- OBJECTIVE: Without the pictures, print the lines running from the beginning of the material to the line containing "Sans Narrow, DejaVu", both ends included.

- DATASET EXCERPT:
..........
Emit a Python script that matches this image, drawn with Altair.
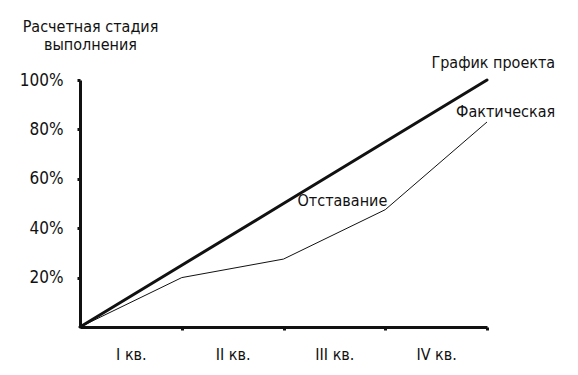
import altair as alt
import pandas as pd

FONT = "Liberation Sans Narrow, DejaVu Sans Condensed, Roboto, sans-serif"

quarters = [0, 1, 2, 3, 4]
plan_values = [0, 25, 50, 75, 100]
actual_values = [0, 20, 27.5, 47.5, 83]
quarter_labels = ["I кв.", "II кв.", "III кв.", "IV кв."]
y_title = ["Расчетная стадия", "выполнения"]

ann_text = ["График проекта", "Фактическая", "Отставание"]
ann_x = [4.67, 4.67, 3.02]
ann_y = [107, 87, 51]

lines = pd.DataFrame({
    "q": quarters * 2,
    "v": plan_values + actual_values,
    "s": ["План"] * 5 + ["Факт"] * 5,
})
ann = pd.DataFrame({"t": ann_text, "x": ann_x, "y": ann_y})

label_expr = (
    "datum.value == 0.5 ? '" + quarter_labels[0] + "' : "
    "datum.value == 1.5 ? '" + quarter_labels[1] + "' : "
    "datum.value == 2.5 ? '" + quarter_labels[2] + "' : "
    "datum.value == 3.5 ? '" + quarter_labels[3] + "' : ''"
)

x_scale = alt.Scale(domain=[0, 4], nice=False, zero=False)
y_scale = alt.Scale(domain=[0, 100], nice=False)

x_axis = alt.Axis(
    values=[0.5, 1, 1.5, 2, 2.5, 3, 3.5, 4],
    labelExpr=label_expr,
    grid=False,
    domainColor="#111",
    domainWidth=3,
    tickColor="#111",
    tickWidth=3,
    tickSize=3,
    tickOpacity={"condition": {"test": "datum.value % 1 !== 0", "value": 0}, "value": 1},
    labelFont=FONT,
    labelFontSize=16,
    labelColor="#111",
    labelPadding=16,
    labelBound=False,
    labelOverlap=False,
    title=None,
)

y_axis = alt.Axis(
    values=[20, 40, 60, 80, 100],
    format=".0f",
    labelExpr="datum.value + '%'",
    grid=False,
    domainColor="#111",
    domainWidth=3,
    tickColor="#111",
    tickWidth=3,
    tickSize=3,
    labelFont=FONT,
    labelFontSize=17,
    labelColor="#111",
    labelPadding=14,
    title=y_title,
    titleFont=FONT,
    titleFontSize=16,
    titleFontWeight="normal",
    titleColor="#111",
    titleAngle=0,
    titleAlign="center",
    titleBaseline="top",
    titleX=10,
    titleY=-62,
    titleLineHeight=18,
)

base = alt.Chart(lines)

plan = base.transform_filter(alt.datum.s == "План").mark_line(
    color="#111", strokeWidth=3, strokeCap="round"
).encode(
    x=alt.X("q:Q", scale=x_scale, axis=x_axis),
    y=alt.Y("v:Q", scale=y_scale, axis=y_axis),
)

actual = base.transform_filter(alt.datum.s == "Факт").mark_line(
    color="#111", strokeWidth=1
).encode(
    x=alt.X("q:Q", scale=x_scale),
    y=alt.Y("v:Q", scale=y_scale),
)

labels = alt.Chart(ann).mark_text(
    font=FONT, fontSize=16, color="#111", align="right", baseline="middle", clip=False
).encode(
    x=alt.X("x:Q", scale=x_scale),
    y=alt.Y("y:Q", scale=y_scale),
    text="t:N",
)

chart = alt.layer(plan, actual, labels).properties(
    width=407,
    height=247,
    background="white",
    autosize=alt.AutoSizeParams(type="none"),
    padding={"left": 72, "top": 72, "right": 83, "bottom": 40},
).configure_view(stroke="transparent", strokeWidth=0).configure_axis(grid=False)

chart.save("out.html", embed_options={"renderer": "svg", "actions": False})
..........
- THE REPLY:
Emit a Python script that matches this image, drawn with Altair.
import altair as alt
import pandas as pd

FONT = "Liberation Sans Narrow, DejaVu Sans Condensed, Roboto, sans-serif"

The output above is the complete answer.